Ingredients
- 2 tablespoons unsalted butter, divided
- 2 tablespoons extra-virgin olive oil, divided
- 3 shallots halved lengthwise and thinly sliced
- Sea salt and freshly ground pepper, to taste
- 300-350 g mixed mushroom, sliced (e.g oyster mushrooms, king oyster, cremini)
- 2 generous handfuls mature spinach, stemmed and thinly sliced
- 1 garlic clove, minced
- 1 teaspoon fresh thyme leaves
- 1 egg, beaten, plus 1 egg yolk, lightly beaten
- 40 g finely grated parmesan
- 150 g gorgonzola dolce, roughly crumbled
- 1/2 a small red onion, thinly sliced (green onion is also fine)
- 1 x rectangular roll fresh puff pastry (270-280 g roll)
- 100 g ricotta
Instructions
- In a large non-stick skillet, heat half the butter and oil over medium- to medium high heat. Once hot, add the shallot and fry, stirring occasionally, until softened and golden – about 10 minutes. Transfer to a large bowl.
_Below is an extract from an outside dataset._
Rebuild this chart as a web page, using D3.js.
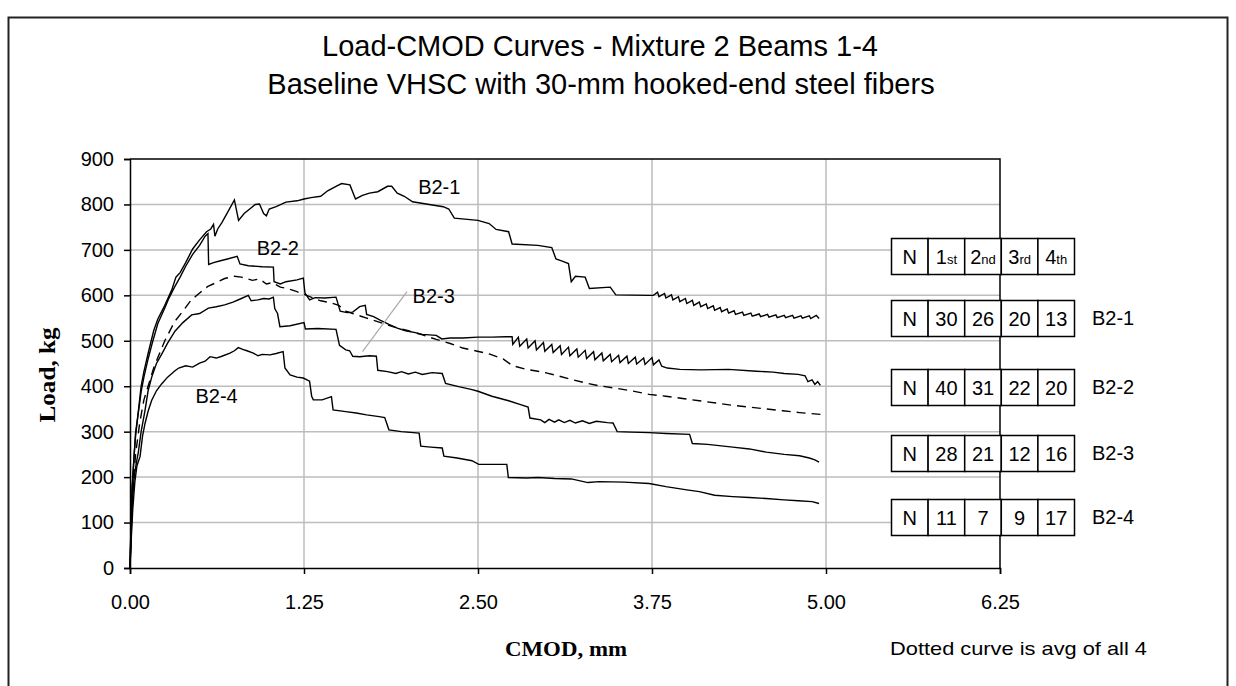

- Increase the heat to medium-high and add the remaining butter and oil. Add the mushrooms; season with salt and pepper. Cook, stirring occasionally, for 8-10 minutes or until mushrooms are golden.NOTE: I use a 32 cm skillet. If it looks like the mushrooms will be too crowded, then cook them in two batches or with two skillets so they can nicely brown.
- Add spinach to the skillet with the mushrooms, stir and cook for 1 minute, stirring, until spinach just starts to wilt, transfer to the bowl with shallots. Add the garlic and thyme and stir to combine. Set aside to cool for 10 minutes.
- Meanwhile, preheat the oven to 400°F / 200°C.
- Once the mixture has cooled down, stir in the whole egg, parmesan and gorgonzola dolce.
- Roll out the puff pastry sheet onto a baking sheet (either lined with parchment paper or using the parchment which is with the pastry).
- Spread the mushroom-spinach mixture evenly over the pastry, leaving a 3-4cm border. Brush the border with a little of the extra beaten egg yolk.
- Fold over the corners and the sides of the pastry, so you have a rimmed border. Press the corners together to seal, then brush the rim with egg yolk.
- Sprinkle with red onion slices and dot randomly with teaspoons of ricotta.
- Bake tart for 15 minutes or until pastry is puffed and golden. Serve warm and enjoy!